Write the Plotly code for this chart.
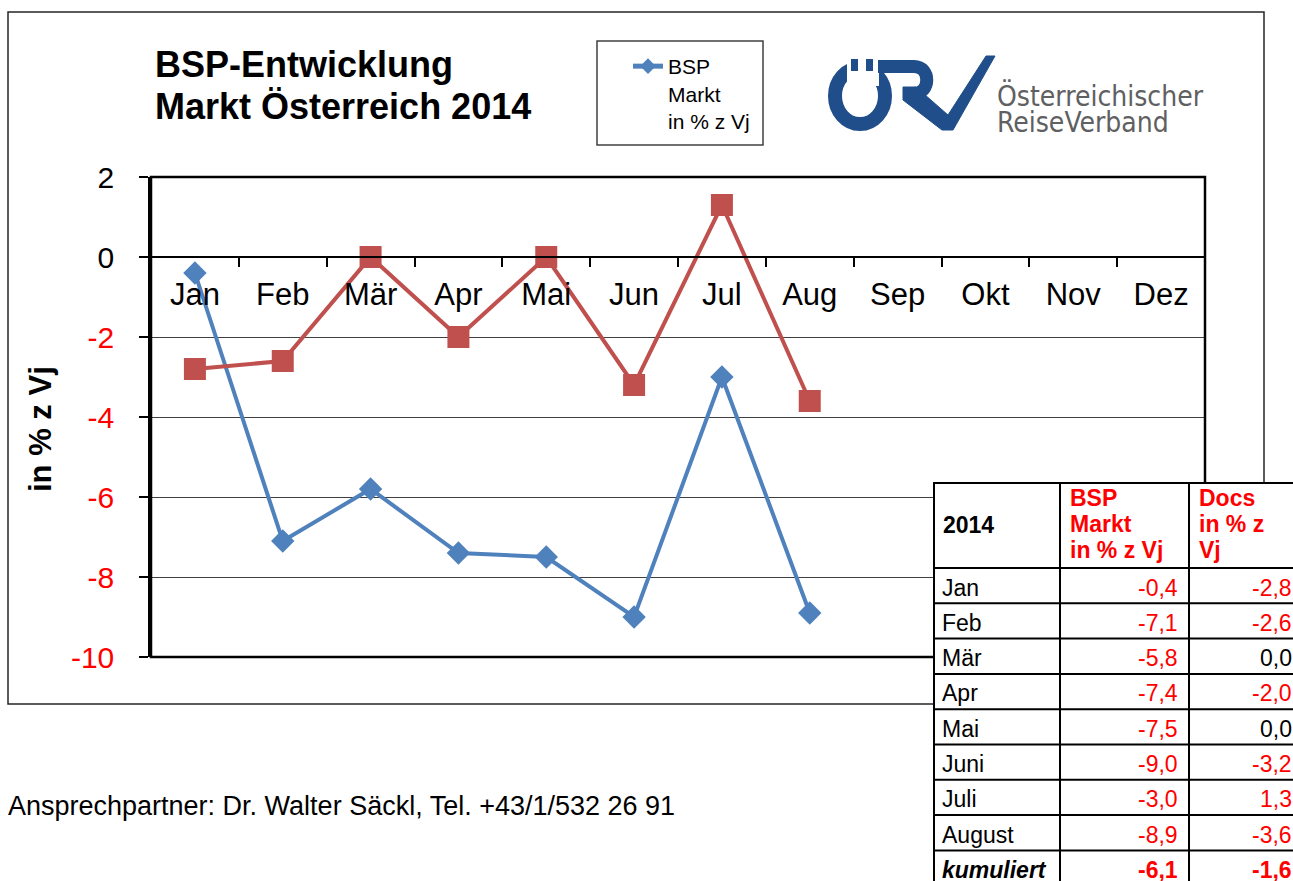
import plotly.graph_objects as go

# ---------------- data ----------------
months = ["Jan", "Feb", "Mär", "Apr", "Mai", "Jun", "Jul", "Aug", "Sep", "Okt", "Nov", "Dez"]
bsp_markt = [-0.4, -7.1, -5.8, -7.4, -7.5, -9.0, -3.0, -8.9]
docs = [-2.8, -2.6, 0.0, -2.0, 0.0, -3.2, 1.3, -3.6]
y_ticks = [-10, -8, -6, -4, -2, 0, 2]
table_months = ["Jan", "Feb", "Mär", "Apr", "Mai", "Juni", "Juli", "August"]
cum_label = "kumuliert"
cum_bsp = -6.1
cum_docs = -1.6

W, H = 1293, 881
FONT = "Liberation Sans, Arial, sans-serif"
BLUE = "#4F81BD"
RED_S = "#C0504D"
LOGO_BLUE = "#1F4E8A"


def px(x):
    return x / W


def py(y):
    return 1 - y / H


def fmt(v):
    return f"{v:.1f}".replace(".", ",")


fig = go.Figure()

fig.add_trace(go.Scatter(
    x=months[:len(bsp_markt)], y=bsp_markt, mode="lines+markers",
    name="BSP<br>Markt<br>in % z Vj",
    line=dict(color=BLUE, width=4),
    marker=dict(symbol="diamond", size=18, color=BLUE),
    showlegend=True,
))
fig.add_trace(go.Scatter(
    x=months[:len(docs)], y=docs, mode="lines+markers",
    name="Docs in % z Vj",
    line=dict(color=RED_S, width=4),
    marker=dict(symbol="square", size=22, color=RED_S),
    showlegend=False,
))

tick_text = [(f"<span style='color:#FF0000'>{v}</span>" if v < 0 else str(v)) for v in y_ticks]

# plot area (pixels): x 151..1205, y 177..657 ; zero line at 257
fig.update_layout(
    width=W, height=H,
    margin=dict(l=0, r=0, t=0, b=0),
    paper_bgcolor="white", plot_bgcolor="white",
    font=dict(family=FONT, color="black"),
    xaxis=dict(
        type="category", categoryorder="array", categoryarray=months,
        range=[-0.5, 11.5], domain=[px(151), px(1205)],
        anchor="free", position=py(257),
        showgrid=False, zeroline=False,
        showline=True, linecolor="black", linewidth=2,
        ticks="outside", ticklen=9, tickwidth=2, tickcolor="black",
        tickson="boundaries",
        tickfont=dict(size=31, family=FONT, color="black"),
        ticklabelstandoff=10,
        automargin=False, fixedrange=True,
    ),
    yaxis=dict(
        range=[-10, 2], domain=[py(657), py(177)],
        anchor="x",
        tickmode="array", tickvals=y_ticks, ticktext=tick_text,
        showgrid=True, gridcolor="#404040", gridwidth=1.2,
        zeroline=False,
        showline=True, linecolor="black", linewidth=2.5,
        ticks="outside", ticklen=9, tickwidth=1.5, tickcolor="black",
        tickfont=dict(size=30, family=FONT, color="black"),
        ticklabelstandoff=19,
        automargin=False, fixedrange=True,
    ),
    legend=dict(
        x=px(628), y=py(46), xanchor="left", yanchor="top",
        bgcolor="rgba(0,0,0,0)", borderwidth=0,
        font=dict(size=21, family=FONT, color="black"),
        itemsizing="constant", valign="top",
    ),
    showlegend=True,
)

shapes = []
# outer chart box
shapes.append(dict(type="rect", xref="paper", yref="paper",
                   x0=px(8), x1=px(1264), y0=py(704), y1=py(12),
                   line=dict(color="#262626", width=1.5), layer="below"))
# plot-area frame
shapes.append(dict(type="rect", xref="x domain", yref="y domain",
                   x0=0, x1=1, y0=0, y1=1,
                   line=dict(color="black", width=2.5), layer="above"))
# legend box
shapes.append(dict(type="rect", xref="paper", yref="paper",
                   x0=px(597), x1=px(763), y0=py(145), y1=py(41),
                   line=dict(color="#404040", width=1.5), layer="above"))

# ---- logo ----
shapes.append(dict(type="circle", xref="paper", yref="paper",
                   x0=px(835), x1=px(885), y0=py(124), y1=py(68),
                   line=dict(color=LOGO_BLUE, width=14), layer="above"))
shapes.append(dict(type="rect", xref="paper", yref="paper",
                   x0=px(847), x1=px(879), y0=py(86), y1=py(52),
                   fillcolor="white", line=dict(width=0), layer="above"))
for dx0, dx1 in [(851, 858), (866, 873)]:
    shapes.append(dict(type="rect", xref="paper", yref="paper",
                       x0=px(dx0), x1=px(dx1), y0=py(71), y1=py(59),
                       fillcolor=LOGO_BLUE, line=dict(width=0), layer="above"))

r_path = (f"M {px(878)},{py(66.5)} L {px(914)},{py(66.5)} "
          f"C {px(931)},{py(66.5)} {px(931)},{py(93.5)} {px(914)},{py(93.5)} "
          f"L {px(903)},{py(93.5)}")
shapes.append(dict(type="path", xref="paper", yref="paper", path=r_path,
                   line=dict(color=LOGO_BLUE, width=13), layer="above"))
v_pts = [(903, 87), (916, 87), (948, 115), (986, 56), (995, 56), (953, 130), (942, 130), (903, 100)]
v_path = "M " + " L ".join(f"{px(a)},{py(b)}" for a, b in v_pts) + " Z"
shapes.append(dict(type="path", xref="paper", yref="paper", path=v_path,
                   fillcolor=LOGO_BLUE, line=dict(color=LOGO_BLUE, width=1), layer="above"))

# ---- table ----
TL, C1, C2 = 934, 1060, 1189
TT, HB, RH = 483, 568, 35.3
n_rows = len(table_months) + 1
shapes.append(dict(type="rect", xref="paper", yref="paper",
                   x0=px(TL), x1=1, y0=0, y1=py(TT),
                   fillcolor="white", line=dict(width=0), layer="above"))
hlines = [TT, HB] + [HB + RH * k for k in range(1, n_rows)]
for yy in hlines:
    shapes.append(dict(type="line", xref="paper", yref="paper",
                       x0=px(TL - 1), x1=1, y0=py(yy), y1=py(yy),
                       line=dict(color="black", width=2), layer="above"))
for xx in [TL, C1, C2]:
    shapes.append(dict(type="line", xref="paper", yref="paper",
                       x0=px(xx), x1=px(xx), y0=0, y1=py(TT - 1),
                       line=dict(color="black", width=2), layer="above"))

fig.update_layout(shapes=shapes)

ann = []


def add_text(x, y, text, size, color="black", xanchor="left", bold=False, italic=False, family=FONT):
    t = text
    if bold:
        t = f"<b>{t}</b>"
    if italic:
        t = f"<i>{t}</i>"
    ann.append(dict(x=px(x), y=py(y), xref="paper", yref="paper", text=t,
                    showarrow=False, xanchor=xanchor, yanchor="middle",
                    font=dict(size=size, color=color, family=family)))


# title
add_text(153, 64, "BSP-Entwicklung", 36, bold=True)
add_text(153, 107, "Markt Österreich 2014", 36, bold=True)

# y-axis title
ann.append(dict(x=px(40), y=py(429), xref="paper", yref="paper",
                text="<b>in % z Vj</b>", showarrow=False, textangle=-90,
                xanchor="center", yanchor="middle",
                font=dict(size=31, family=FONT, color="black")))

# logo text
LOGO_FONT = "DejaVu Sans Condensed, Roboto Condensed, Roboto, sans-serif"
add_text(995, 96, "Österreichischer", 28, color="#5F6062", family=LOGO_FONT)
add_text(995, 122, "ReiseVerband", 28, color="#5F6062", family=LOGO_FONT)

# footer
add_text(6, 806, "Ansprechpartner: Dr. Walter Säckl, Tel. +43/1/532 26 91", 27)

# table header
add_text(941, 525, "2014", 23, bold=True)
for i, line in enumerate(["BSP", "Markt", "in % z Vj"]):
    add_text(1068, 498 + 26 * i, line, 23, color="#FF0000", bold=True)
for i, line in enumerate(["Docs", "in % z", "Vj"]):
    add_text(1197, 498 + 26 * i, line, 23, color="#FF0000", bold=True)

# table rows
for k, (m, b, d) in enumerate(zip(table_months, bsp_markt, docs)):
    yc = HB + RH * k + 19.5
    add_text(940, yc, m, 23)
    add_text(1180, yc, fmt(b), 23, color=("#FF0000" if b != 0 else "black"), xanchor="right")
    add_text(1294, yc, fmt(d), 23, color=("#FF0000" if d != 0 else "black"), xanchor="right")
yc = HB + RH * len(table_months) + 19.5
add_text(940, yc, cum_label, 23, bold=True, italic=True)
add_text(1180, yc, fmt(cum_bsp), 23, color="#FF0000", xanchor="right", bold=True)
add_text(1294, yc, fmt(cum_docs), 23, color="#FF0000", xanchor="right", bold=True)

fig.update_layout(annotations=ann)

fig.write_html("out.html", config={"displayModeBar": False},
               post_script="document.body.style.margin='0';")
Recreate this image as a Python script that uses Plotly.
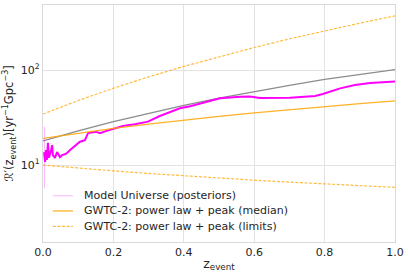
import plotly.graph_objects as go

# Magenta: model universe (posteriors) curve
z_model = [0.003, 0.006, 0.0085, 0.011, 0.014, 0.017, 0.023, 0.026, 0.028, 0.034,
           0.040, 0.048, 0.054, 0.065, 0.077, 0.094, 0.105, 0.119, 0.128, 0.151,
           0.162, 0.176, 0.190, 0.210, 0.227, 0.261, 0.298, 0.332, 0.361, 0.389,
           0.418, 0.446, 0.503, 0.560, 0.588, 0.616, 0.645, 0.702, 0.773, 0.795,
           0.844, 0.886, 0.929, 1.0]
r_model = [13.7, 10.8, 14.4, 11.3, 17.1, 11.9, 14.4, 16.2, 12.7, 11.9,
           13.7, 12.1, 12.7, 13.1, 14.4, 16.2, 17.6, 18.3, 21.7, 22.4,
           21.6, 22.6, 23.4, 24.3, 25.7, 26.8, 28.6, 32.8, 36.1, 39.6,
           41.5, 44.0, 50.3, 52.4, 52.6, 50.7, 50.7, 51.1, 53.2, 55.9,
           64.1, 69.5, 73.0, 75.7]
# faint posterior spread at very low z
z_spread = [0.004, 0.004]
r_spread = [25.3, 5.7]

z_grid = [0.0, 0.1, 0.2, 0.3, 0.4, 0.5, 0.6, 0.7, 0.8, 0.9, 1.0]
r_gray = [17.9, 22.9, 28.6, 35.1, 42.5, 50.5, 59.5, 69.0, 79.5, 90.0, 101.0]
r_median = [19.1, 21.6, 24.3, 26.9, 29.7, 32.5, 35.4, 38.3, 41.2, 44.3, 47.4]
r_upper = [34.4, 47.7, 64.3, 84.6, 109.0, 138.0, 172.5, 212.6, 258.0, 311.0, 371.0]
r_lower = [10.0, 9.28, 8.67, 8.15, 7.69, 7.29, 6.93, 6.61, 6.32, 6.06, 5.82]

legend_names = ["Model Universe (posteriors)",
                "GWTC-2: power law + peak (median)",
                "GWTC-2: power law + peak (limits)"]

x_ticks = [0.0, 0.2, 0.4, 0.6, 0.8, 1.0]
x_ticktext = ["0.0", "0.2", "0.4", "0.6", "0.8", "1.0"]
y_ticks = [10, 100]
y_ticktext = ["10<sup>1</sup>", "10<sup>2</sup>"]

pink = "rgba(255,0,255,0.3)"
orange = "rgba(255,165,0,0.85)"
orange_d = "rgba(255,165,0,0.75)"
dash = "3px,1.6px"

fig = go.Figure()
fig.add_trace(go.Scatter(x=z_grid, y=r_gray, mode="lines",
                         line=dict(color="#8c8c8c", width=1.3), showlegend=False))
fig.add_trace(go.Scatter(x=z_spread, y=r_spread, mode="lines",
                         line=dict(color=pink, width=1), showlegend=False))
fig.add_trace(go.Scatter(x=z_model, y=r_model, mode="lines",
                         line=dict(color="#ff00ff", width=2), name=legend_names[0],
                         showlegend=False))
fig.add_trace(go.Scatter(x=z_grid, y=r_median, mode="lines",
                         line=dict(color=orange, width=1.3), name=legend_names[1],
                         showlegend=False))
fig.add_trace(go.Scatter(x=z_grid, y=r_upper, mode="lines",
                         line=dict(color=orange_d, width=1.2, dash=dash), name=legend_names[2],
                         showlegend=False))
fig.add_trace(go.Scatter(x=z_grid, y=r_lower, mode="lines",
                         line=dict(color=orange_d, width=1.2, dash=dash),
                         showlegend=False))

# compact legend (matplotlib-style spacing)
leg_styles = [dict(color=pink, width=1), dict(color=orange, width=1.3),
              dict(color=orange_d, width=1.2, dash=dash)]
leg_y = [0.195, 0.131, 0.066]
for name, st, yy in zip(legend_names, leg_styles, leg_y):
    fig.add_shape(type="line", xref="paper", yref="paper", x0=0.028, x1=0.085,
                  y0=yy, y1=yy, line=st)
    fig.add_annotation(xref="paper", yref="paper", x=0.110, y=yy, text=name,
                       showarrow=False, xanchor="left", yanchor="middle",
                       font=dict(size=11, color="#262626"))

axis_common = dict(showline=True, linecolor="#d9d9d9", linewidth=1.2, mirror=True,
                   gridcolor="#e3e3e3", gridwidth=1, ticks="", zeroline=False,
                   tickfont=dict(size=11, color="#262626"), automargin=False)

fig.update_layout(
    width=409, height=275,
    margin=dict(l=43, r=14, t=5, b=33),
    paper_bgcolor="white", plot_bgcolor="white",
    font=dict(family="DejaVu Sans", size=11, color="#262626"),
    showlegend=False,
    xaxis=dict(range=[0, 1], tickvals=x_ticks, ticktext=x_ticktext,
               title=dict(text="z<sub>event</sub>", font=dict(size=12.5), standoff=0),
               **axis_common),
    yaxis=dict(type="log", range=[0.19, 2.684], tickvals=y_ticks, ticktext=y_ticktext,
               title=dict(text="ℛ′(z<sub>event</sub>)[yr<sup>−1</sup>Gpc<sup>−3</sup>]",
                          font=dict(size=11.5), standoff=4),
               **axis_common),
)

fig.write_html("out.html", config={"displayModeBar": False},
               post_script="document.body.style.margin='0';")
──────────
To do:
Everything from the first line of the listing above through the line that contains "v in y_ticks]" is to be restated word for word, minus the pictures.

The reply:
Write the Plotly code for this chart.
import plotly.graph_objects as go

# ---------------- data ----------------
months = ["Jan", "Feb", "Mär", "Apr", "Mai", "Jun", "Jul", "Aug", "Sep", "Okt", "Nov", "Dez"]
bsp_markt = [-0.4, -7.1, -5.8, -7.4, -7.5, -9.0, -3.0, -8.9]
docs = [-2.8, -2.6, 0.0, -2.0, 0.0, -3.2, 1.3, -3.6]
y_ticks = [-10, -8, -6, -4, -2, 0, 2]
table_months = ["Jan", "Feb", "Mär", "Apr", "Mai", "Juni", "Juli", "August"]
cum_label = "kumuliert"
cum_bsp = -6.1
cum_docs = -1.6

W, H = 1293, 881
FONT = "Liberation Sans, Arial, sans-serif"
BLUE = "#4F81BD"
RED_S = "#C0504D"
LOGO_BLUE = "#1F4E8A"


def px(x):
    return x / W


def py(y):
    return 1 - y / H


def fmt(v):
    return f"{v:.1f}".replace(".", ",")


fig = go.Figure()

fig.add_trace(go.Scatter(
    x=months[:len(bsp_markt)], y=bsp_markt, mode="lines+markers",
    name="BSP<br>Markt<br>in % z Vj",
    line=dict(color=BLUE, width=4),
    marker=dict(symbol="diamond", size=18, color=BLUE),
    showlegend=True,
))
fig.add_trace(go.Scatter(
    x=months[:len(docs)], y=docs, mode="lines+markers",
    name="Docs in % z Vj",
    line=dict(color=RED_S, width=4),
    marker=dict(symbol="square", size=22, color=RED_S),
    showlegend=False,
))

tick_text = [(f"<span style='color:#FF0000'>{v}</span>" if v < 0 else str(v)) for v in y_ticks]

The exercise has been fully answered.